Je kunt ook beginnen met spoelen met een zoutoplossing. Het bultje zal op den duur knappen of barsten (soms droogt het uit) en eruit zien als een wondje. Begin dan met het weken van de piercing in een warm zoutbadje (5 à 10 minuten per dag). Meng een kwart theelepel zee- of Himalayazout in een kopje gekookt water. Laat het iets afkoelen, maar zorg dat het warm blijft. Spoel daarna goed na met de douchekop (minimaal een minuut) en dep de huid voorzichtig droog met een schone doek. Na verloop van tijd zullen er witte of soms donkerder gekleurde korstjes ontstaan. Haal deze korstjes niet weg! Ze vallen vanzelf na ongeveer 12 dagen af. Dit is normaal en geen opgedroogd wondvocht of huidvet, dat vaak een grauwe, groene of gele kleur heeft. Als er "viezigheid" aan het sieraad blijft kleven, kun je dit voorzichtig verwijderen met een wattenstaafje na het weken in zoutoplossing. Het is belangrijk om de zoutoplossing te blijven gebruiken totdat de piercing volledig genezen is en de bultjes verdwenen zijn.
Het gaat niet over?
Als de irritatie aanhoudt, kan het nodig zijn om iets aan te passen, zoals het sieraad. Het sieraad kan te lang, te kort, te stijf, of de verkeerde vorm hebben. Ook kunnen de balletjes of tops van het sieraad te groot of te klein zijn, of in de huid snijden (bijvoorbeeld bij sterretjes of andere scherpe vormen). Het materiaal kan ook een rol spelen. Vraag je piercer welk materiaal gebruikt wordt. Bijvoorbeeld:
Titanium is sterk, roest niet, is nikkelvrij, hypoallergeen en licht van gewicht. Het kan bovendien geanodiseerd worden om verschillende kleuren te krijgen. Er zijn verschillende soorten titanium, maar degene die geschikt is voor piercings voldoet aan medische richtlijnen en wordt getest op veiligheid. (Bron: RIVM)

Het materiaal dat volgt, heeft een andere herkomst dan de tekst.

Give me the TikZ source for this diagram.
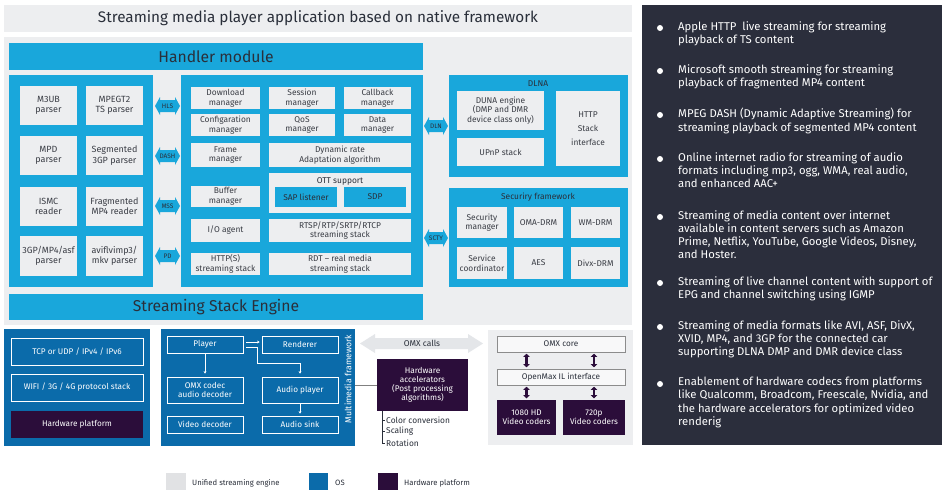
\documentclass[tikz,border=0pt]{standalone}
\usepackage{fontspec}
\setmainfont{Fira Sans}
\usetikzlibrary{calc,arrows.meta}

\definecolor{cyanb}{HTML}{19A7DB}
\definecolor{paleg}{HTML}{EDEEF0}
\definecolor{osblue}{HTML}{0B6BAA}
\definecolor{hwpurp}{HTML}{2B0D3A}
\definecolor{sidebg}{HTML}{2B2E3C}
\definecolor{ink}{HTML}{2A2F3A}
\definecolor{boxtxt}{HTML}{3A3D45}
\definecolor{omxarrow}{HTML}{E4E6E9}
\definecolor{coreedge}{HTML}{8C8C8C}

\newcommand\fsz[2]{\fontsize{#1}{#2}\selectfont}

% rectangle node given by its corners (x1,y1) (x2,y2)
\newcommand\bx[7][]{%
  \pgfmathsetmacro\bxw{#5-#3}\pgfmathsetmacro\bxh{#6-#4}%
  \pgfmathsetmacro\bxcx{(#3+#5)/2}\pgfmathsetmacro\bxcy{(#4+#6)/2}%
  \node[inner sep=0pt,align=center,#1,minimum width=\bxw pt,minimum height=\bxh pt] (#2) at (\bxcx,\bxcy) {#7};}

% small cyan two-headed link with its label
\newcommand\cyarrow[5]{%
  \fill[cyanb] (#2,#4) -- (#2+5,#4-9) -- (#2+5,#4-6) -- (#3-5,#4-6) -- (#3-5,#4-9)
    -- (#3,#4) -- (#3-5,#4+9) -- (#3-5,#4+6) -- (#2+5,#4+6) -- (#2+5,#4+9) -- cycle;
  \node[alabel] (#1) at ({(#2+#3)/2},#4) {#5};}

\begin{document}
\begin{tikzpicture}[x=1pt,y=-1pt,
  panel/.style={fill=paleg},
  cpanel/.style={fill=cyanb},
  hdr/.style={fill=cyanb,text=ink,font=\fsz{15.7}{18}},
  lbox/.style={fill=paleg,text=boxtxt,font=\fsz{8.4}{9.6}},
  pbox/.style={fill=paleg,text=boxtxt,font=\fsz{9}{10.2}},
  sbox/.style={fill=cyanb,text=ink,font=\fsz{8.4}{9.6}},
  obox/.style={draw=white,line width=0.6pt,text=white,font=\fsz{8.2}{9.4}},
  hbox/.style={fill=hwpurp,text=white,font=\fsz{8.2}{9}},
  cbox/.style={fill=white!60!paleg,draw=coreedge,line width=0.5pt,text=ink,font=\fsz{8.2}{9}},
  alabel/.style={text=ink,font=\fsz{6.5}{7},inner sep=0pt},
  ptitle/.style={text=ink,font=\fsz{8.4}{9.6},inner sep=0pt},
  flow/.style={white,line width=0.55pt,-{Stealth[length=2.6pt,width=2.8pt]}},
  dual/.style={hwpurp,line width=2.2pt,{Triangle[length=3.2pt,width=6.5pt]}-{Triangle[length=3.2pt,width=6.5pt]}},
  btext/.style={text=white,font=\fsz{11.3}{13.3},align=left,inner sep=0pt,anchor=north west},
  bdot/.style={circle,fill=white,inner sep=0pt,minimum size=6pt},
  legtxt/.style={text=ink,font=\fsz{7.7}{9},inner sep=0pt,anchor=west}
]
\useasboundingbox (0,0) rectangle (944,490);
\fill[white] (0,0) rectangle (944,490);

% ---------- unified streaming engine ----------
\bx[panel,text=ink,font=\fsz{15.3}{18}]{title}{4}{5}{632}{32}{Streaming media player application based on native framework}
\bx[panel]{engine}{4}{37}{632}{325}{}
\bx[hdr]{handler}{9}{43}{423}{70}{Handler module}
\bx[hdr]{stack}{9}{294}{423}{320}{Streaming Stack Engine}

% parsers
\bx[cpanel]{parsers}{9}{75}{153}{287}{}
\bx[pbox]{m3ub}{20}{86}{77}{125}{M3UB\\parser}
\bx[pbox]{mpegt}{86}{86}{143}{125}{MPEGT2\\TS parser}
\bx[pbox]{mpd}{20}{136}{77}{175}{MPD\\parser}
\bx[pbox]{seg}{86}{136}{143}{175}{Segmented\\3GP parser}
\bx[pbox]{ismc}{20}{187}{77}{226}{ISMC\\reader}
\bx[pbox]{frag}{86}{187}{143}{226}{Fragmented\\MP4 reader}
\bx[pbox]{gp}{20}{236}{77}{276}{3GP/MP4/asf\\parser}
\bx[pbox]{avi}{86}{236}{143}{276}{aviflvimp3/\\mkv parser}

% protocol links
\cyarrow{hls}{155}{180}{106}{HLS}
\cyarrow{dash}{155}{180}{156}{DASH}
\cyarrow{mss}{155}{180}{206}{MSS}
\cyarrow{pd}{155}{180}{256}{PD}

% core handler
\bx[cpanel]{core}{181}{75}{423}{287}{}
\bx[lbox]{dl}{191}{87}{260}{109}{Download\\manager}
\bx[lbox]{sess}{269}{87}{335}{109}{Session\\manager}
\bx[lbox]{cb}{344}{87}{411}{109}{Callback\\manager}
\bx[lbox]{cfg}{191}{114}{260}{136}{Configaration\\manager}
\bx[lbox]{qos}{269}{114}{335}{136}{QoS\\manager}
\bx[lbox]{data}{344}{114}{411}{136}{Data\\manager}
\bx[lbox]{frame}{191}{143}{260}{167}{Frame\\manager}
\bx[lbox]{dyn}{269}{143}{411}{167}{Dynamic rate\\Adaptation algorithm}
\bx[lbox]{ott}{269}{173}{411}{213}{}
\node[ptitle] (otttitle) at (340,181) {OTT support};
\bx[sbox]{sap}{275}{187}{337}{207}{SAP listener}
\bx[sbox]{sdp}{344}{187}{406}{207}{SDP}
\bx[lbox]{buf}{191}{186}{260}{207}{Buffer\\manager}
\bx[lbox]{io}{191}{219}{260}{242}{I/O agent}
\bx[lbox]{rtsp}{269}{219}{411}{242}{RTSP/RTP/SRTP/RTCP\\streaming stack}
\bx[lbox]{http}{191}{253}{260}{275}{HTTP(S)\\streaming stack}
\bx[lbox]{rdt}{269}{253}{411}{275}{RDT – real media\\streaming stack}

% DLNA
\cyarrow{dln}{424}{448}{126}{DLN}
\bx[cpanel]{dlna}{449}{75}{628}{177}{}
\node[ptitle] (dlnatitle) at (538,84) {DLNA};
\bx[lbox]{duna}{457}{91}{544}{130}{DUNA engine\\(DMP and DMR\\device class only)}
\bx[lbox]{upnp}{457}{138}{544}{166}{UPnP stack}
\bx[lbox,font=\fsz{8.4}{14}]{httpst}{556}{91}{620}{166}{HTTP\\Stack\\interface}

% security
\cyarrow{scty}{424}{448}{238}{SCTY}
\bx[cpanel]{sec}{449}{188}{628}{287}{}
\node[ptitle] (sectitle) at (538,197) {Securiry framework};
\bx[lbox]{secm}{457}{207}{507}{238}{Security\\manager}
\bx[lbox]{oma}{514}{207}{563}{238}{OMA-DRM}
\bx[lbox]{wm}{571}{207}{620}{238}{WM-DRM}
\bx[lbox]{svc}{457}{247}{507}{279}{Service\\coordinator}
\bx[lbox]{aes}{514}{247}{563}{279}{AES}
\bx[lbox]{divx}{571}{247}{620}{279}{Divx-DRM}

% ---------- OS ----------
\bx[fill=osblue]{os}{4}{329}{150}{446}{}
\bx[obox]{tcp}{11}{338}{143}{365}{TCP or UDP / IPv4 / IPv6}
\bx[obox]{wifi}{11}{374}{143}{401}{WIFI / 3G / 4G protocol stack}
\bx[hbox]{hwp}{11}{411}{143}{438}{Hardware platform}

% multimedia framework
\bx[fill=osblue]{mm}{161}{329}{355}{446}{}
\node[text=white,font=\fsz{8.7}{10},rotate=90,inner sep=0pt] (mmtitle) at (348,379) {Multimedia framework};
\bx[obox]{player}{167}{336}{243}{353}{Player}
\bx[obox]{renderer}{262}{336}{338}{353}{Renderer}
\bx[obox]{omxc}{167}{377}{243}{403}{OMX codec\\audio decoder}
\bx[obox]{aplayer}{262}{377}{338}{403}{Audio player}
\bx[obox]{vdec}{167}{416}{243}{433}{Video decoder}
\bx[obox]{asink}{262}{416}{338}{433}{Audio sink}
\draw[flow] ($(player.south)+(0,1)$) -- ($(omxc.north)+(0,-3)$);
\draw[flow] ($(player.east)+(3,-2.5)$) -- ($(renderer.west)+(-2,-2.5)$);
\draw[flow] ($(player.east)+(3,2.5)$) -- ++(11,0) |- ($(aplayer.north)+(0,-13)$) -- ($(aplayer.north)+(0,-3)$);
\draw[flow] ($(aplayer.south)+(0,1)$) -- ($(asink.north)+(0,-2)$);

% hardware accelerators
\bx[hbox]{hwacc}{377}{359}{468}{411}{Hardware\\accelerators\\(Post processing\\algorithms)}
\draw[gray,line width=0.7pt] (mm.east |- hwacc.west) -- (hwacc.west);
\node[text=ink,font=\fsz{8.4}{9},inner sep=1pt,anchor=west] (cconv) at (385,420) {Color conversion};
\node[text=ink,font=\fsz{8.4}{9},inner sep=1pt,anchor=west] (scal) at (385,431) {Scaling};
\node[text=ink,font=\fsz{8.4}{9},inner sep=1pt,anchor=west] (rota) at (385,443) {Rotation};
\draw[ink,line width=0.6pt] ($(hwacc.south west)+(5,0)$) |- (rota.west);
\draw[ink,line width=0.6pt] ($(hwacc.south west)+(5,0)$) |- (scal.west);
\draw[ink,line width=0.6pt] ($(hwacc.south west)+(5,0)$) |- (cconv.west);

% OMX calls
\fill[omxarrow] (360,343.5) -- (375,334) -- (375,338) -- (468,338) -- (468,334) -- (483,343.5)
  -- (468,353) -- (468,349) -- (375,349) -- (375,353) -- cycle;
\node[text=ink,font=\fsz{8.4}{9},inner sep=0pt] (omxcalls) at (422,343.5) {OMX calls};

% OpenMax side
\bx[panel]{omxp}{488}{330}{633}{445}{}
\bx[cbox]{omxcore}{497}{336}{625}{352}{OMX core}
\bx[cbox]{il}{497}{369}{625}{385}{OpenMax IL interface}
\bx[hbox]{hd}{497}{400}{556}{435}{1080 HD\\Video coders}
\bx[hbox]{sd}{563}{400}{625}{435}{720p\\Video coders}
\draw[dual] ($(omxcore.south -| hd)+(0,1.5)$) -- ($(il.north -| hd)+(0,-1.5)$);
\draw[dual] ($(omxcore.south -| sd)+(0,1.5)$) -- ($(il.north -| sd)+(0,-1.5)$);
\draw[dual] ($(il.south -| hd)+(0,1.5)$) -- ($(hd.north)+(0,-1.5)$);
\draw[dual] ($(il.south -| sd)+(0,1.5)$) -- ($(sd.north)+(0,-1.5)$);

% ---------- feature list ----------
\bx[fill=sidebg]{side}{642}{5}{942}{445}{}
\node[bdot] (d1) at (660,28) {};
\node[btext] (t1) at (678,21) {Apple HTTP\ \ live streaming for streaming\\playback of TS content};
\node[bdot] (d2) at (660,71) {};
\node[btext] (t2) at (678,64) {Microsoft smooth streaming for streaming\\playback of fragmented MP4 content};
\node[bdot] (d3) at (660,115) {};
\node[btext] (t3) at (678,108) {MPEG DASH (Dynamic Adaptive Streaming) for\\streaming playback of segmented MP4 content};
\node[bdot] (d4) at (660,159) {};
\node[btext] (t4) at (678,152) {Online internet radio for streaming of audio\\formats including mp3, ogg, WMA, real audio,\\and enhanced AAC+};
\node[bdot] (d5) at (660,217) {};
\node[btext] (t5) at (678,210) {Streaming of media content over internet\\available in content servers such as Amazon\\Prime, Netflix, YouTube, Google Videos, Disney,\\and Hoster.};
\node[bdot] (d6) at (660,283) {};
\node[btext] (t6) at (678,276) {Streaming of live channel content with support of\\EPG and channel switching using IGMP};
\node[bdot] (d7) at (660,327) {};
\node[btext] (t7) at (678,320) {Streaming of media formats like AVI, ASF, DivX,\\XVID, MP4, and 3GP for the connected car\\supporting DLNA DMP and DMR device class};
\node[bdot] (d8) at (660,384) {};
\node[btext] (t8) at (678,377) {Enablement of hardware codecs from platforms\\like Qualcomm, Broadcom, Freescale, Nvidia, and\\the hardware accelerators for optimized video\\renderig};

% ---------- legend ----------
\bx[fill=paleg!95!black]{lg1}{166}{473}{186}{490}{}
\node[legtxt] (lt1) at (192,483) {Unified streaming engine};
\bx[fill=osblue]{lg2}{309}{473}{328}{490}{}
\node[legtxt] (lt2) at (335,483) {OS};
\bx[fill=hwpurp]{lg3}{378}{473}{398}{490}{}
\node[legtxt] (lt3) at (404,483) {Hardware platform};
\end{tikzpicture}
\end{document}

Goud voor nieuwe piercings moet minstens 14 karaat zijn. Let wel op welke legering aan het goud is toegevoegd, omdat sommige goudlegeringen nikkel bevatten, wat niet geschikt is voor nieuwe piercings. (Bron: RIVM)
Tea Tree olie kan je eventueel toevoegen aan je zoutoplossing, maar gebruik dit niet te lang achter elkaar, omdat de olie sterk is en huidirritatie kan veroorzaken.
Een healing disc van silicone kan op het staafje worden geplaatst om de druk en irritatie rondom de piercing te verminderen. Deze kunnen goed helpen, maar alleen als je blijft spoelen met zoutoplossing. Als je niet goed spoelt, kan er wondvocht of dode huidcellen achter de disc blijven zitten, wat bacteriën kan aantrekken.
Veranderingen in je levensstijl kunnen ook bijdragen aan het herstel van je piercing. Soms is het iets eenvoudigs, zoals het vaker vervangen van je bedlakens of het extra vaak wisselen van je kussensloop bij oorpiercings. Denk na over wanneer je piercing meer pijn doet of irriteert, en wat je daarvoor hebt gedaan. Bijvoorbeeld, als je haar altijd achter je piercing blijft haken, zou een haarclip kunnen helpen. Of slaap je op je piercing? Probeer dan met een reiskussen te slapen om te voorkomen dat je op je piercing rolt in de nacht. Ook strakke kleding kan een boosdoener zijn bij navelpiercings. Bij oorpiercings is het goed om hoofddeksels in alle soorten en maten te vermijden.
Dit is een advies van ons. Kom je er niet uit of heb je andere adviezen gekregen? Vraag je piercer om hulp! Zij kunnen je situatie goed beoordelen en in sommige gevallen doorverwijzen naar een huisarts. (Tip: laat je goed informeren en bekijk het portfolio van je piercer voordat je een piercing laat zetten. Vraag ook naar de mogelijkheid voor nazorg.)